(Records with drawing code)
## BEGIN
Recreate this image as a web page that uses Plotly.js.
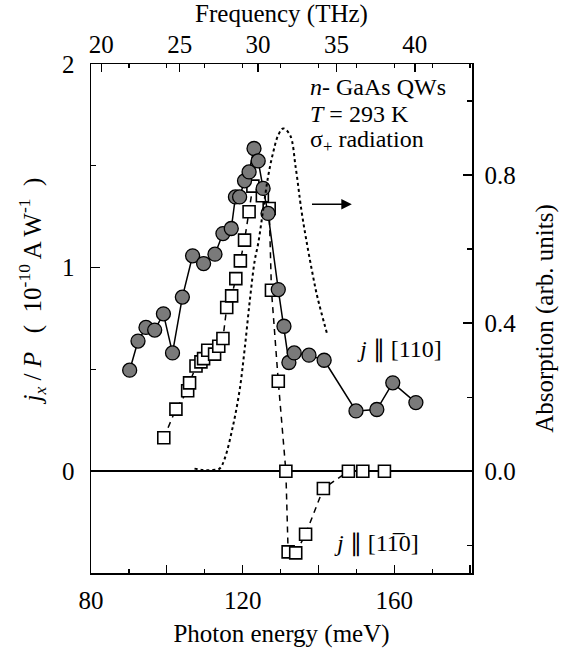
<!DOCTYPE html>
<html>
<head>
<meta charset="utf-8">
<script src="https://cdn.plot.ly/plotly-3.0.1.min.js"></script>
<style>html,body{margin:0;padding:0;background:#fff;}#chart{width:570px;height:652px;}</style>
</head>
<body>
<div id="chart"></div>
<script>
// j || [110] (filled circles)
const energyCirc = [90.2, 92.4, 94.5, 96.8, 99.1, 101.5, 104.1, 106.8, 109.7, 112.7, 114.8, 117.0, 118.1, 119.2, 120.5, 121.7, 123.0, 124.1, 125.4, 126.7, 129.4, 130.9, 132.2, 133.6, 137.5, 141.5, 149.9, 155.4, 159.6, 165.7];
const jCirc = [0.496, 0.639, 0.706, 0.693, 0.773, 0.581, 0.855, 1.058, 1.02, 1.066, 1.167, 1.192, 1.347, 1.347, 1.426, 1.47, 1.585, 1.524, 1.389, 1.266, 0.892, 0.712, 0.534, 0.581, 0.57, 0.545, 0.296, 0.303, 0.434, 0.337];
// j || [1-10] (open squares)
const energySq = [99.2, 102.4, 105.5, 106.0, 107.7, 109.0, 109.7, 110.8, 112.6, 113.7, 114.8, 115.8, 117.1, 118.2, 119.4, 120.5, 121.7, 122.7, 125.2, 127.0, 127.6, 129.4, 131.4, 132.0, 134.0, 136.6, 141.3, 147.9, 151.7, 157.4];
const jSq = [0.164, 0.305, 0.395, 0.434, 0.517, 0.537, 0.553, 0.594, 0.575, 0.614, 0.652, 0.804, 0.861, 0.946, 1.033, 1.135, 1.274, 1.40, 1.353, 1.29, 0.889, 0.442, 0.0, -0.396, -0.401, -0.31, -0.085, 0.0, 0.0, 0.0];
// absorption (dotted)
const energyAbs = [107.3, 109.5, 111.5, 113.9, 115.2, 117.4, 119.2, 120.5, 121.9, 123.2, 124.1, 125.4, 126.7, 128.0, 129.4, 130.7, 132.5, 134.0, 135.5, 136.8, 138.6, 139.7, 142.3];
const absorption = [0.007, 0.003, 0.003, 0.007, 0.032, 0.12, 0.219, 0.327, 0.462, 0.57, 0.615, 0.705, 0.795, 0.859, 0.908, 0.926, 0.908, 0.82, 0.705, 0.624, 0.525, 0.471, 0.37];
// axis ticks
const energyTicks = [80, 100, 120, 140, 160, 180];
const energyTickText = ['80', '', '120', '', '160', ''];
const freqTicks = [20, 25, 30, 35, 40];
const jTicks = [0, 1, 2];
const absTicks = [0, 0.4, 0.8];
const meVperTHz = 4.1357;
const xRange = [80, 180.5];
const freqRange = [xRange[0] / meVperTHz, xRange[1] / meVperTHz];

const FONT = '"Liberation Serif", "Times New Roman", serif';
const FS = 25;
const FA = 24;

const traces = [
  {x: energyAbs, y: absorption, xaxis: 'x', yaxis: 'y2', mode: 'lines', type: 'scatter',
   line: {color: '#000', width: 2, dash: 'dot', shape: 'spline'}, hoverinfo: 'skip'},
  {x: energySq, y: jSq, xaxis: 'x', yaxis: 'y', mode: 'lines+markers', type: 'scatter',
   line: {color: '#000', width: 1.5, dash: '6px,5px'},
   marker: {symbol: 'square', size: 12, color: '#fff', line: {color: '#000', width: 1.6}}},
  {x: energyCirc, y: jCirc, xaxis: 'x', yaxis: 'y', mode: 'lines+markers', type: 'scatter',
   line: {color: '#000', width: 1.5},
   marker: {symbol: 'circle', size: 14, color: '#7a7a7a', line: {color: '#000', width: 1.3}}},
  // invisible carriers so the top axes get drawn
  {x: freqRange, y: [null, null], xaxis: 'x2', yaxis: 'y', mode: 'markers', type: 'scatter', hoverinfo: 'skip', marker: {opacity: 0}},
  {x: xRange, y: [null, null], xaxis: 'x3', yaxis: 'y', mode: 'markers', type: 'scatter', hoverinfo: 'skip', marker: {opacity: 0}}
];

const layout = {
  width: 570, height: 652,
  margin: {l: 91, r: 98, t: 64, b: 79},
  paper_bgcolor: '#fff', plot_bgcolor: '#fff',
  showlegend: false,
  font: {family: FONT, size: FS, color: '#000'},
  xaxis: {
    range: xRange, tickvals: energyTicks, ticktext: energyTickText,
    ticks: 'inside', ticklen: 8, tickwidth: 1.3, tickcolor: '#000',
    minor: {dtick: 10, ticklen: 4, tickwidth: 1.3, tickcolor: '#000', ticks: 'inside'},
    showline: true, linecolor: '#000', linewidth: 1.5, showgrid: false, zeroline: false,
    title: {text: 'Photon energy (meV)', font: {family: FONT, size: FS}, standoff: 12},
    tickfont: {family: FONT, size: FS}, ticklabelstandoff: 4
  },
  xaxis2: {
    overlaying: 'x', side: 'top', anchor: 'y',
    range: freqRange,
    tickvals: freqTicks, ticks: 'inside', ticklen: 8, tickwidth: 1.3, tickcolor: '#000',
    showline: true, linecolor: '#000', linewidth: 1.5, showgrid: false, zeroline: false,
    title: {text: 'Frequency (THz)', font: {family: FONT, size: FS}, standoff: 4},
    tickfont: {family: FONT, size: FS}
  },
  xaxis3: {
    overlaying: 'x', side: 'top', anchor: 'y', range: xRange,
    dtick: 10, tick0: 80, ticks: 'inside', ticklen: 4, tickwidth: 1.3, tickcolor: '#000',
    showticklabels: false, showline: false, showgrid: false, zeroline: false
  },
  yaxis: {
    range: [-0.5, 2], tickvals: jTicks,
    ticks: 'inside', ticklen: 9, tickwidth: 1.3, tickcolor: '#000',
    minor: {dtick: 0.5, ticklen: 5, tickwidth: 1.3, tickcolor: '#000', ticks: 'inside'},
    showline: true, linecolor: '#000', linewidth: 1.5, showgrid: false,
    zeroline: true, zerolinecolor: '#000', zerolinewidth: 1.8,
    tickfont: {family: FONT, size: FS}, ticklabelstandoff: 10
  },
  yaxis2: {
    overlaying: 'y', side: 'right', anchor: 'x',
    range: [-0.275, 1.1], tickvals: absTicks, tickformat: '.1f',
    ticks: 'inside', ticklen: 9, tickwidth: 1.3, tickcolor: '#000',
    minor: {dtick: 0.2, ticklen: 5, tickwidth: 1.3, tickcolor: '#000', ticks: 'inside'},
    showline: true, linecolor: '#000', linewidth: 1.5, showgrid: false, zeroline: false,
    title: {text: 'Absorption (arb. units)', font: {family: FONT, size: FS}, standoff: 20},
    tickfont: {family: FONT, size: FS}, ticklabelstandoff: 6
  },
  annotations: [
    {x: -0.155, y: 0.555, xref: 'paper', yref: 'paper', textangle: -90, showarrow: false, xanchor: 'center', yanchor: 'middle',
     text: '<i>j</i><sub><i>x</i></sub> / <i>P</i>\u00A0\u00A0 (\u00A0 10<sup>-10</sup> A W<sup>-1</sup>\u00A0 )', font: {family: FONT, size: FS}},
    {x: 137.2, y: 1.885, xref: 'x', yref: 'y', text: '<i>n</i>- GaAs QWs', showarrow: false, xanchor: 'left', yanchor: 'middle', font: {family: FONT, size: FA}},
    {x: 137.2, y: 1.755, xref: 'x', yref: 'y', text: '<i>T</i> = 293 K', showarrow: false, xanchor: 'left', yanchor: 'middle', font: {family: FONT, size: FA}},
    {x: 137.2, y: 1.62, xref: 'x', yref: 'y', text: 'σ<sub>+</sub> radiation', showarrow: false, xanchor: 'left', yanchor: 'middle', font: {family: FONT, size: FA}},
    {x: 148.8, y: 1.311, ax: 137.9, ay: 1.311, xref: 'x', yref: 'y', axref: 'x', ayref: 'y', text: '', showarrow: true, arrowhead: 2, arrowsize: 1.4, arrowwidth: 1.5, arrowcolor: '#000'},
    {x: 161.5, y: 0.6, xref: 'x', yref: 'y', text: '<i>j</i> ∥ [110]', showarrow: false, xanchor: 'center', yanchor: 'middle', font: {family: FONT, size: FA}},
    {x: 155.4, y: -0.354, xref: 'x', yref: 'y', text: '<i>j</i> ∥ [11\u03050]', showarrow: false, xanchor: 'center', yanchor: 'middle', font: {family: FONT, size: FA}}
  ]
};

Plotly.newPlot('chart', traces, layout, {displayModeBar: false, staticPlot: true});
</script>
</body>
</html>
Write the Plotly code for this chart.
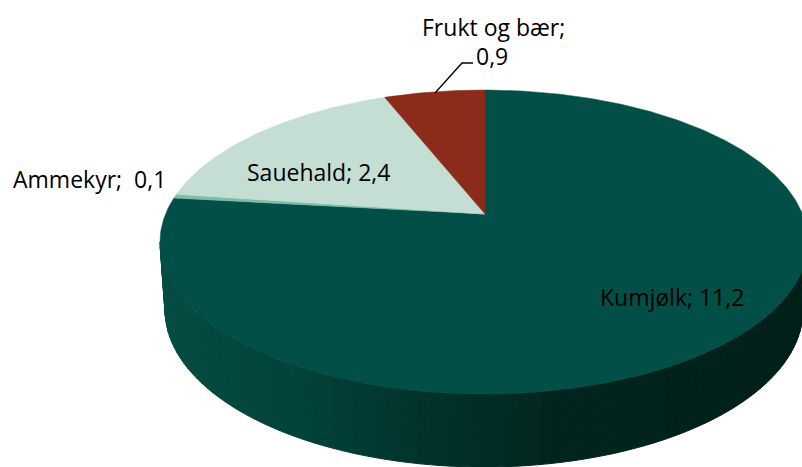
## END
## Exercise
Search the entries for the word "chart" and copy every line that has it.

## Solution
<style>html,body{margin:0;padding:0;background:#fff;}#chart{width:570px;height:652px;}</style>
<div id="chart"></div>
Plotly.newPlot('chart', traces, layout, {displayModeBar: false, staticPlot: true});
Write the Plotly code for this chart.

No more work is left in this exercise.